The debate over a pandemic-related leave has migrated from the bar to the bench, says Toronto civil litigator Stephany Mandin. 

Ever since the Infectious Disease Emergency Leave (IDEL) was enacted last spring, employment lawyers have been locked in dispute over whether employees laid off under the new law can make claims for constructive dismissal.

The provincial government’s aim when it enacted the law was to allow employees to stay home for reasons related to COVID-19 without fear of losing their job. However, regulation amendments that went into force soon after meant that any employee on reduced hours or temporarily laid off as a result of COVID since the start of the pandemic was deemed to have taken an IDEL, limiting their rights to termination and severance pay. 

Employers have consistently argued in court that claims under the common law for constructive dismissal are ousted by the new legislation, while employees insist that their common-law rights remain intact.

And in recent months, different judges of the Ontario Superior Court of Justice have delivered rulings to give each side cause to celebrate.

“The discussion that lawyers in the employment bar have been having for the last year is now playing out on the bench, and we’re seeing the same inconsistencies among judges,” says Mandin, principal of Mandin Law.

Under normal circumstances, there would be no such doubts over constructive dismissal claims, because temporary layoffs lasting more than 13 weeks generally become terminations under Ontario’s Employment Standards Act if benefits are not continued, triggering termination and severance payments to employees based on their length of service. 

Employees whose contracts are silent on the issue of layoffs are also usually able to pursue constructive dismissal claims against employers who unilaterally reduce their hours of work or pay, but the changes to the IDEL temporarily eliminated that route under the ESA if the reduction could be attributed to COVID. 

The first word from the court on the issue came in a case known Coutinho v. Occular Health Centre Ltd., which involved an ophthalmic clinic sued for constructive dismissal by one of its technicians after she was laid off in May 2020. 

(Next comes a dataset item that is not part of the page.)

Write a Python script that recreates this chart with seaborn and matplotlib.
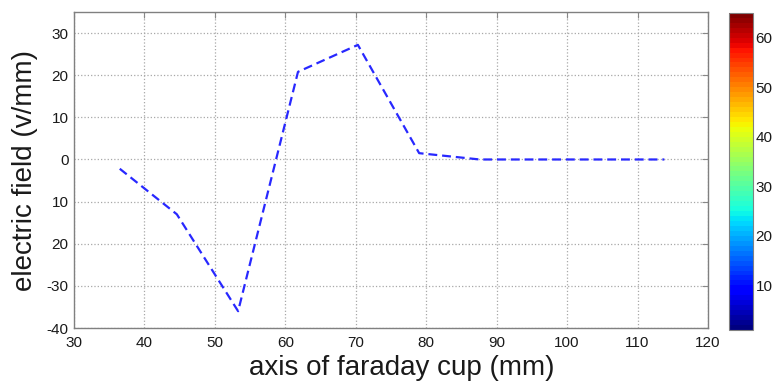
import numpy as np
import pandas as pd
import matplotlib
matplotlib.use('Agg')
import matplotlib.pyplot as plt
import seaborn as sns

# データ
axis_mm = [36.5, 44.6, 53.3, 61.8, 70.3, 79.0, 87.6, 96.3, 105.0, 113.8]
field = [-2.2, -13.0, -36.0, 20.8, 27.2, 1.5, 0.0, 0.0, 0.0, 0.0]
y_ticks = [-40, -30, -20, -10, 0, 10, 20, 30]
y_tick_labels = ['-40', '-30', '20', '10', '0', '10', '20', '30']
x_ticks = [30, 40, 50, 60, 70, 80, 90, 100, 110, 120]
cbar_ticks = [10, 20, 30, 40, 50, 60]

df = pd.DataFrame({'axis': axis_mm, 'field': field})

sns.set_style('white')
plt.rcParams['font.family'] = ['Liberation Sans', 'DejaVu Sans']

fig = plt.figure(figsize=(7.77, 3.81), dpi=100)
ax = fig.add_axes([0.0952, 0.139, 0.816, 0.8295])

sns.lineplot(data=df, x='axis', y='field', ax=ax, color='#2828ff',
             linewidth=1.6, sort=False)
ax.lines[0].set_dashes([4, 2.2])

ax.set_xlim(30, 120)
ax.set_ylim(-40, 35)
ax.set_xticks(x_ticks)
ax.set_yticks(y_ticks)
ax.set_yticklabels(y_tick_labels)
ax.grid(True, linestyle=':', color='#a8a8a8', linewidth=0.9)
ax.tick_params(direction='in', top=True, right=True, length=4, width=0.8,
               color='#888888', labelsize=11, labelcolor='#1a1a1a')
ax.tick_params(axis='x', pad=6)
ax.tick_params(axis='y', pad=4)
for s in ax.spines.values():
    s.set_color('#808080')
    s.set_linewidth(1.0)

ax.set_xlabel('axis of faraday cup (mm)', fontsize=20, color='#1a1a1a', labelpad=2)
ax.xaxis.set_label_coords(0.517, -0.085, transform=ax.transAxes)
ax.xaxis.label.set_va('top')
ax.set_ylabel('electric field (v/mm)', fontsize=20, color='#1a1a1a', labelpad=6)

# カラーバー (jet)
cax = fig.add_axes([0.938, 0.134, 0.031, 0.832])
norm = matplotlib.colors.Normalize(vmin=1, vmax=65)
sm = matplotlib.cm.ScalarMappable(norm=norm, cmap=plt.get_cmap('jet', 64))
cb = fig.colorbar(sm, cax=cax)
cb.set_ticks(cbar_ticks)
cb.ax.tick_params(direction='in', length=3, width=0.8, color='#666666',
                  labelsize=11, labelcolor='#1a1a1a', pad=2)
cb.outline.set_edgecolor('#808080')

fig.savefig('out.png', dpi=100)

The employer moved to have the claim summarily dismissed, arguing that the temporary reduction in the worker’s hours fell under the IDEL regulations and did not constitute constructive dismissal. But Justice David Broad sided with the worker, finding that nothing in the IDEL regulations prevents a claimant from alleging constructive dismissal under the common law in civil court. 

Soon after, Justice Jane Ferguson’s decision in Taylor v. Hanley Hospitality came out, dealing with a woman temporarily laid off from a Tim Hortons franchise in March 2020. Conducting a statutory interpretation, the judge found that the IDEL regulations had changed the common law as well as the ESA, barring employees from claiming constructive dismissal under either route if the basis for the claim was their placement on the leave.

Until the Court of Appeal is called on to rule decisively on which approach is right, judges will not be bound to follow either decision, so Mandin says we should expect to see both employers and employees pointing the court in the direction of their favoured precedent.  

Still, she says the summary nature of the Taylor ruling, combined with the fact that the Tim Hortons employee did not suggest her layoff was for any other reason than the Covid pandemic, leaves room for future claimants to advance cases, especially if they can raise doubts over the employer’s motives for the layoff.

“Some employers are legitimately using the IDEL to shield employees from the threat of losing their jobs, but there are others who are taking advantage and using it as a sword against workers, by placing them on unpaid leave for reasons that are unrelated to Covid,” Mandin says. “For future claimants, the Taylor decision certainly adds a wrench, but it’s not a blanket stop on claims for common-law constructive dismissal. There’s still the ability for claimants to distinguish their cases on the facts.”

When cases eventually go to trial, she says they will be decided based on the judge’s assessment of the employer’s motives, and whether they acted in good (or bad) faith when they placed employees on IDEL.

“Those credibility issues are now more important than ever,” Mandin adds.